=== WHAT YOU WILL DO ===
Extract exactly the lines from the top of the records through the line containing "from matplotlib.patches import", and keep pictures out of the copy.
╭─ DATA FOR THIS TASK
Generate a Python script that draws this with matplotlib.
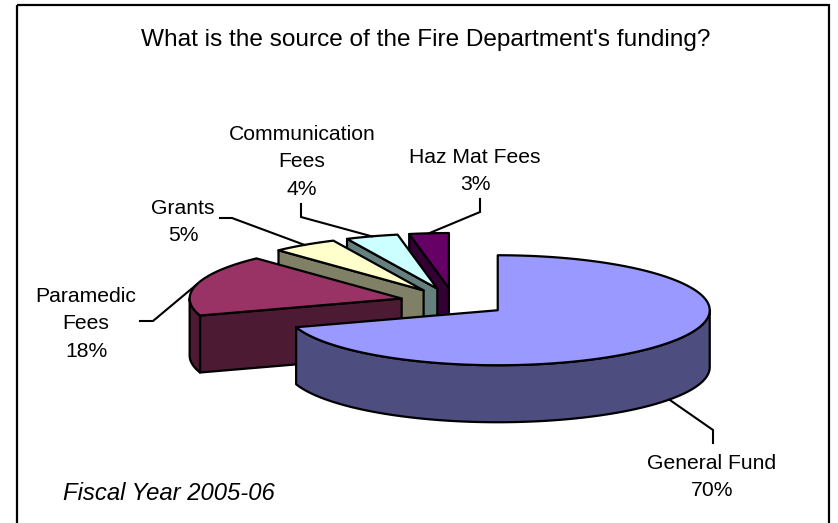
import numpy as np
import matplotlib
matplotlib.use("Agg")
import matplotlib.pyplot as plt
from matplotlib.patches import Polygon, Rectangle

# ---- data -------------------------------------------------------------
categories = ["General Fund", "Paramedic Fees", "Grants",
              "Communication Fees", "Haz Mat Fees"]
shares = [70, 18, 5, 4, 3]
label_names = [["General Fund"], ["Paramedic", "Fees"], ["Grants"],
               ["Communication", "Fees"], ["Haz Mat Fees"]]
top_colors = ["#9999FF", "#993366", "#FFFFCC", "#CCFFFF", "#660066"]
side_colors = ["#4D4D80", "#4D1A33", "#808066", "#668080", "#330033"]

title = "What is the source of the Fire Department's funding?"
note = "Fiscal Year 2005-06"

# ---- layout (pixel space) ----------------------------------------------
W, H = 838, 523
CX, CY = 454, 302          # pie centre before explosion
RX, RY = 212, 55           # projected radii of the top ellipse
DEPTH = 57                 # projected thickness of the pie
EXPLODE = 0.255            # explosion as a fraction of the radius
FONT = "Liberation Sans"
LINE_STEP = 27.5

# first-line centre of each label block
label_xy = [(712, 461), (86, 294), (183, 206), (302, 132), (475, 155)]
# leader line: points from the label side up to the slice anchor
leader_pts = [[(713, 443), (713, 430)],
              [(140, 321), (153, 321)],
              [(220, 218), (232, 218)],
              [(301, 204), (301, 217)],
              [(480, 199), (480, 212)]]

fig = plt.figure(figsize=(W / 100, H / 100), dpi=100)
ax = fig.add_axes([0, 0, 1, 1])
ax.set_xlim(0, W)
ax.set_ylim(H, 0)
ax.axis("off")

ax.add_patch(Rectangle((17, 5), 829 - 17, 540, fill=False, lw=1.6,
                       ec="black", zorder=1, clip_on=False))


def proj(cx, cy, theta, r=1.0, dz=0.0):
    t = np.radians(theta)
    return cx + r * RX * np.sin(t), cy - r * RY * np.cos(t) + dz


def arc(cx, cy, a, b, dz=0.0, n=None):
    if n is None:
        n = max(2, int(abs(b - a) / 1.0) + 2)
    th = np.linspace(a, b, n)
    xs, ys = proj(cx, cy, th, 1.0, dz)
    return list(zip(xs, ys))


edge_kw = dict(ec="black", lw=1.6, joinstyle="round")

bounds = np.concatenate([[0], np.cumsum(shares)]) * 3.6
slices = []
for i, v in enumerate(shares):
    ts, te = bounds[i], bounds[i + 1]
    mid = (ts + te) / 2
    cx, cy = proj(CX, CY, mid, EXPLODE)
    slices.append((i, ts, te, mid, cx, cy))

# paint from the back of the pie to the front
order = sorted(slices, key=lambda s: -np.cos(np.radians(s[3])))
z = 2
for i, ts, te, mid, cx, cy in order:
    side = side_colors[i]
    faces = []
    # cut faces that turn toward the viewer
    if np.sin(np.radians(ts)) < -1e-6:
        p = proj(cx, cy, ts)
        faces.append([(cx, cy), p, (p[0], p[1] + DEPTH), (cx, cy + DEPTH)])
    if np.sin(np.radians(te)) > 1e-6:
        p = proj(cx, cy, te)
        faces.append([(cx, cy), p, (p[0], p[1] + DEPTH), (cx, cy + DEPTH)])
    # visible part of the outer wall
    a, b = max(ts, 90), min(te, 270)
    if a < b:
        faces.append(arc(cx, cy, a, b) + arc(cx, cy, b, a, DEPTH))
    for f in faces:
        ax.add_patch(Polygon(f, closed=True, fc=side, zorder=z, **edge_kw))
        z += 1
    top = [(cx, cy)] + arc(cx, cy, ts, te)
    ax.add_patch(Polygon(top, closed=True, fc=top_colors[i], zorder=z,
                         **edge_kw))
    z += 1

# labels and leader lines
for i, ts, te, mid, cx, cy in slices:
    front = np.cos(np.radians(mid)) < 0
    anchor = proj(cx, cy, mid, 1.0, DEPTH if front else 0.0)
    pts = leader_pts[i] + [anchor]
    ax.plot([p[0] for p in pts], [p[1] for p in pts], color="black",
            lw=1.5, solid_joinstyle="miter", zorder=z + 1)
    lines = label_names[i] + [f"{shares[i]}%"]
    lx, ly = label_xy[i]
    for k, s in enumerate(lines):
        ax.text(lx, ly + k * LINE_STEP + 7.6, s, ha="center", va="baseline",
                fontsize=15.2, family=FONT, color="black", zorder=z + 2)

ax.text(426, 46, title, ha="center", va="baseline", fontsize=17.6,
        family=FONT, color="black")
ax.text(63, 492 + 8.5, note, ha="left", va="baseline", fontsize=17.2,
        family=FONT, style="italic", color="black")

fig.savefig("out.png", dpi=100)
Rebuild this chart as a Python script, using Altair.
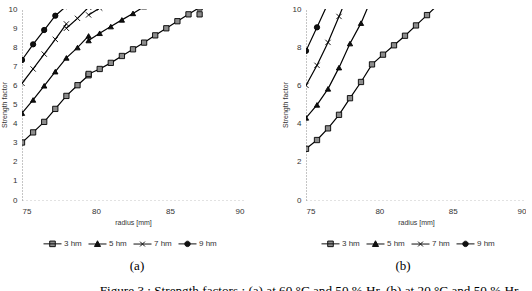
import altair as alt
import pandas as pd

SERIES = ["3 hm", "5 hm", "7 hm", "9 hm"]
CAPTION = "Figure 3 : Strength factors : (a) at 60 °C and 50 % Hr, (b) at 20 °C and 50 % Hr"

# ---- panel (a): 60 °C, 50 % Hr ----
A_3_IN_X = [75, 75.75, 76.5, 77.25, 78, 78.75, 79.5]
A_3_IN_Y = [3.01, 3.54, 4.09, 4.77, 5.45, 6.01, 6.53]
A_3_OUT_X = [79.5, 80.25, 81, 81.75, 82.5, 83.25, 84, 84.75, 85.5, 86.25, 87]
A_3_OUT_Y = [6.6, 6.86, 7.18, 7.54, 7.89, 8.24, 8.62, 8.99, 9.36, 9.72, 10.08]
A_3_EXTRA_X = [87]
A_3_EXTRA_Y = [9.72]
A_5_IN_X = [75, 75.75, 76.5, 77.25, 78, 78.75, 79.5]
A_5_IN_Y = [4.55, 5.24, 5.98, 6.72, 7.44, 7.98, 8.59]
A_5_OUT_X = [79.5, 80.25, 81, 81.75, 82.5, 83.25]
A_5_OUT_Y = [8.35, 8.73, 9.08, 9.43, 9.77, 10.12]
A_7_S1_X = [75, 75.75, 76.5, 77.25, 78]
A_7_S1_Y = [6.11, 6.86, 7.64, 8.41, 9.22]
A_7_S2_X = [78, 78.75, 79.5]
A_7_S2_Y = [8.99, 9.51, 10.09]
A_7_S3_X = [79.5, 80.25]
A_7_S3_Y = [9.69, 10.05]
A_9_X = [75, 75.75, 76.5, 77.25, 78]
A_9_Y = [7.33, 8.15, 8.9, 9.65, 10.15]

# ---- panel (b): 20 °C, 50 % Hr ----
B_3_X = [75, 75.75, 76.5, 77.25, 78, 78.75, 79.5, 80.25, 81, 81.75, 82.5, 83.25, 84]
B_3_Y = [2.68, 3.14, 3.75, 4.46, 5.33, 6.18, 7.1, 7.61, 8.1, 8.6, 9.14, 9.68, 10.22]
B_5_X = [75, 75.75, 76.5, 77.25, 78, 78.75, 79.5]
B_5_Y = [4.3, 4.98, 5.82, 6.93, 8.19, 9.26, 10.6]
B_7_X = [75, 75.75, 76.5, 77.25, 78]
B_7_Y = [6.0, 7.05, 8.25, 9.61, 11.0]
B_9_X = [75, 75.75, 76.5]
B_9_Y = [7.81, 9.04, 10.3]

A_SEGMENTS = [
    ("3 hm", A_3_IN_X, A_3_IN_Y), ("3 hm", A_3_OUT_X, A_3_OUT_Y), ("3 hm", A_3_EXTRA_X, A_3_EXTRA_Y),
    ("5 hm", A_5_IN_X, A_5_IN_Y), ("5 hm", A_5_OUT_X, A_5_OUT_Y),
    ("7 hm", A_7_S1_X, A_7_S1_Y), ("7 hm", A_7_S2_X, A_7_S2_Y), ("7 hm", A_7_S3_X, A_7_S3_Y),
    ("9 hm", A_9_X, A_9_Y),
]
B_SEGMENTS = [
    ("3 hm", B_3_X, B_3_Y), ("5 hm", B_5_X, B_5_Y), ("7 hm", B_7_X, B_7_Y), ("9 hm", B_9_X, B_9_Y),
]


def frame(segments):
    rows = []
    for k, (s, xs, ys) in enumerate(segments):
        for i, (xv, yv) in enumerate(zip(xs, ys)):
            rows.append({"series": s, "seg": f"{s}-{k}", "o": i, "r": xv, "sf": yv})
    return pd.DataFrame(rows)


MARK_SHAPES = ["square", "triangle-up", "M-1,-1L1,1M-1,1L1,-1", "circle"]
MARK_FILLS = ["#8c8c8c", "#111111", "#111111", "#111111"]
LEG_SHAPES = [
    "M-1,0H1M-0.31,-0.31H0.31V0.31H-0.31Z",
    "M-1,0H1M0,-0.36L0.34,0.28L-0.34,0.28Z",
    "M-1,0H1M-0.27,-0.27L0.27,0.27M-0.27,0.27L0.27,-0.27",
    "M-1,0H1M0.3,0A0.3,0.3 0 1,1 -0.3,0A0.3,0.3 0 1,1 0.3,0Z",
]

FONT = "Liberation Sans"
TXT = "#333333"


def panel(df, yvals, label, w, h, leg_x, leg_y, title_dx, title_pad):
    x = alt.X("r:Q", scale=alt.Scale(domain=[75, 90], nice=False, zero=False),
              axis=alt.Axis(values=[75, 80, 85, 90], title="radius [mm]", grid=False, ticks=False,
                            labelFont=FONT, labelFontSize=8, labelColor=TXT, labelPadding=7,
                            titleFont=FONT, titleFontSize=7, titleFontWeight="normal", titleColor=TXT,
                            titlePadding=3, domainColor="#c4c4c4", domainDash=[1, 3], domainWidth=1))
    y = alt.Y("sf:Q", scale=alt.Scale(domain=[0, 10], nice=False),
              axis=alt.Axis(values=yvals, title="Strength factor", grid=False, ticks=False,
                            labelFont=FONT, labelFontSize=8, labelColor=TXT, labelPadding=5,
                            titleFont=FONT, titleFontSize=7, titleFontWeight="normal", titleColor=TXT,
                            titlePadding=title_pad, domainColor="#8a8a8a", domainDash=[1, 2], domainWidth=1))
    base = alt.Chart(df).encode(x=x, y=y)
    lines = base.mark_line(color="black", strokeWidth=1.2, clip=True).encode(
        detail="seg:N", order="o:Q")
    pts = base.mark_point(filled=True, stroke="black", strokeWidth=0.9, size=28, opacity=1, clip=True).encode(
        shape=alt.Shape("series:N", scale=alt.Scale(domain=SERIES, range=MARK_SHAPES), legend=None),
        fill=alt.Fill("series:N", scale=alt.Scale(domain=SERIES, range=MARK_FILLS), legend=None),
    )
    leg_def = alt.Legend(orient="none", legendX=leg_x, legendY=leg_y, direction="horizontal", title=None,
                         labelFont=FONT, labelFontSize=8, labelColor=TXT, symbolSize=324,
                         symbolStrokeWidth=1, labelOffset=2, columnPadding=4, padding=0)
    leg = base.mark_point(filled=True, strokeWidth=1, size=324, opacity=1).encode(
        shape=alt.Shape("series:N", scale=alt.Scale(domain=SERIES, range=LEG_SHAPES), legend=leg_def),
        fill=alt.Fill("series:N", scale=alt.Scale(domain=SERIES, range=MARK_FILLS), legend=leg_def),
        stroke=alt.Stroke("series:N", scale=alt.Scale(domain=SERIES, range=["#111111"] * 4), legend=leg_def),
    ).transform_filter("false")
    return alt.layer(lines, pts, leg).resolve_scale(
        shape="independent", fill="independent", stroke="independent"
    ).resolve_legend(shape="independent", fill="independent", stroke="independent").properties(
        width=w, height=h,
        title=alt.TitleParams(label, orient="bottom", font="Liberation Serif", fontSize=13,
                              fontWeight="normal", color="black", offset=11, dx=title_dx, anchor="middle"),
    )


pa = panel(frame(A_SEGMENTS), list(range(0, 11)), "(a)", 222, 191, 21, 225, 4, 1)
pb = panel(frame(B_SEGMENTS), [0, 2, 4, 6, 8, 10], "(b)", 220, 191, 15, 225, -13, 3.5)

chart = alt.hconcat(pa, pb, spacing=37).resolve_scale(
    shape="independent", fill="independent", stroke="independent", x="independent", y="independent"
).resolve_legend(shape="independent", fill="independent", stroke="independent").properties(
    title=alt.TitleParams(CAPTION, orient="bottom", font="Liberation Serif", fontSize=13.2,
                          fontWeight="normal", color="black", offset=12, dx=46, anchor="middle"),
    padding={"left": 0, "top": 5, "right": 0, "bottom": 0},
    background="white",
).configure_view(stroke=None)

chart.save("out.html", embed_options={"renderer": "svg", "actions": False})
╰─
=== ANSWER TO THE EXERCISE ===
Generate a Python script that draws this with matplotlib.
import numpy as np
import matplotlib
matplotlib.use("Agg")
import matplotlib.pyplot as plt
from matplotlib.patches import Polygon, Rectangle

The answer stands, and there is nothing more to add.